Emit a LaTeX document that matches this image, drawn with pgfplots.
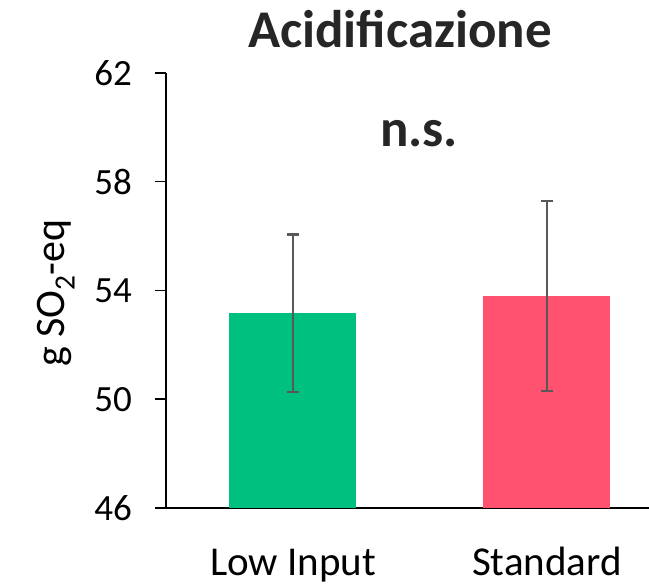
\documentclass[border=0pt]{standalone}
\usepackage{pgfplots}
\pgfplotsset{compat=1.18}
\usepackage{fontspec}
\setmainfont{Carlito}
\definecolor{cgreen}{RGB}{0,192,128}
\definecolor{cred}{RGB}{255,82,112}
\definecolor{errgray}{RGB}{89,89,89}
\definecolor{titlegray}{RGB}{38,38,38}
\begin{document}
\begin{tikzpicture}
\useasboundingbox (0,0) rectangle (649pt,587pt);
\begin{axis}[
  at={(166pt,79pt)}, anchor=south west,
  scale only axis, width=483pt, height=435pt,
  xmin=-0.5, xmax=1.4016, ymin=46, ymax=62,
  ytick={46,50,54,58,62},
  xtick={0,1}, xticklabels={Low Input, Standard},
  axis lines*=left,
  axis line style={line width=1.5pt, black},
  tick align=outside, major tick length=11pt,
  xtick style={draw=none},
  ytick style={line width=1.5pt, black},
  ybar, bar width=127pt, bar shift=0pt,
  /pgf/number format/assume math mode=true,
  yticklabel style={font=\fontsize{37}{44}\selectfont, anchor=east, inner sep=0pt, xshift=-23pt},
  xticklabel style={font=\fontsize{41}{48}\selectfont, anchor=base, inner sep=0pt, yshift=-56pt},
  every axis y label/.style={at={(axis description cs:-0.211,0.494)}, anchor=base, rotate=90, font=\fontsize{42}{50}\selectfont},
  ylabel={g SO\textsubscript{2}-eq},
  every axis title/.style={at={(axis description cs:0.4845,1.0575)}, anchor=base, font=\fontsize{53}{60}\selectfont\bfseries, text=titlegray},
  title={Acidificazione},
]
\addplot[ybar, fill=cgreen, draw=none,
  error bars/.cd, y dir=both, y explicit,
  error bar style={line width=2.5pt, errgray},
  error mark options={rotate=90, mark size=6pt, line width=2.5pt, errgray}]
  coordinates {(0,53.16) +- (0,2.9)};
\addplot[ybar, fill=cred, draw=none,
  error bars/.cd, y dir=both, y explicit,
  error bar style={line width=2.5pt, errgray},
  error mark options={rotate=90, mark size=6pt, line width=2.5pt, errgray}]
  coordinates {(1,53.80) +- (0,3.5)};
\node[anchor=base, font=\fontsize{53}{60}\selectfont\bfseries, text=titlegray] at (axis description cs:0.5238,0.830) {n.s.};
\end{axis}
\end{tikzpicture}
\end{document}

^^^^^^^^^^^^^^^^

*WHAT YOU NEED TO DO*
Please write out all the data again word for word, but not the pictures.

*CORRECT RESULT*
Emit a LaTeX document that matches this image, drawn with pgfplots.
\documentclass[border=0pt]{standalone}
\usepackage{pgfplots}
\pgfplotsset{compat=1.18}
\usepackage{fontspec}
\setmainfont{Carlito}
\definecolor{cgreen}{RGB}{0,192,128}
\definecolor{cred}{RGB}{255,82,112}
\definecolor{errgray}{RGB}{89,89,89}
\definecolor{titlegray}{RGB}{38,38,38}
\begin{document}
\begin{tikzpicture}
\useasboundingbox (0,0) rectangle (649pt,587pt);
\begin{axis}[
  at={(166pt,79pt)}, anchor=south west,
  scale only axis, width=483pt, height=435pt,
  xmin=-0.5, xmax=1.4016, ymin=46, ymax=62,
  ytick={46,50,54,58,62},
  xtick={0,1}, xticklabels={Low Input, Standard},
  axis lines*=left,
  axis line style={line width=1.5pt, black},
  tick align=outside, major tick length=11pt,
  xtick style={draw=none},
  ytick style={line width=1.5pt, black},
  ybar, bar width=127pt, bar shift=0pt,
  /pgf/number format/assume math mode=true,
  yticklabel style={font=\fontsize{37}{44}\selectfont, anchor=east, inner sep=0pt, xshift=-23pt},
  xticklabel style={font=\fontsize{41}{48}\selectfont, anchor=base, inner sep=0pt, yshift=-56pt},
  every axis y label/.style={at={(axis description cs:-0.211,0.494)}, anchor=base, rotate=90, font=\fontsize{42}{50}\selectfont},
  ylabel={g SO\textsubscript{2}-eq},
  every axis title/.style={at={(axis description cs:0.4845,1.0575)}, anchor=base, font=\fontsize{53}{60}\selectfont\bfseries, text=titlegray},
  title={Acidificazione},
]
\addplot[ybar, fill=cgreen, draw=none,
  error bars/.cd, y dir=both, y explicit,
  error bar style={line width=2.5pt, errgray},
  error mark options={rotate=90, mark size=6pt, line width=2.5pt, errgray}]
  coordinates {(0,53.16) +- (0,2.9)};
\addplot[ybar, fill=cred, draw=none,
  error bars/.cd, y dir=both, y explicit,
  error bar style={line width=2.5pt, errgray},
  error mark options={rotate=90, mark size=6pt, line width=2.5pt, errgray}]
  coordinates {(1,53.80) +- (0,3.5)};
\node[anchor=base, font=\fontsize{53}{60}\selectfont\bfseries, text=titlegray] at (axis description cs:0.5238,0.830) {n.s.};
\end{axis}
\end{tikzpicture}
\end{document}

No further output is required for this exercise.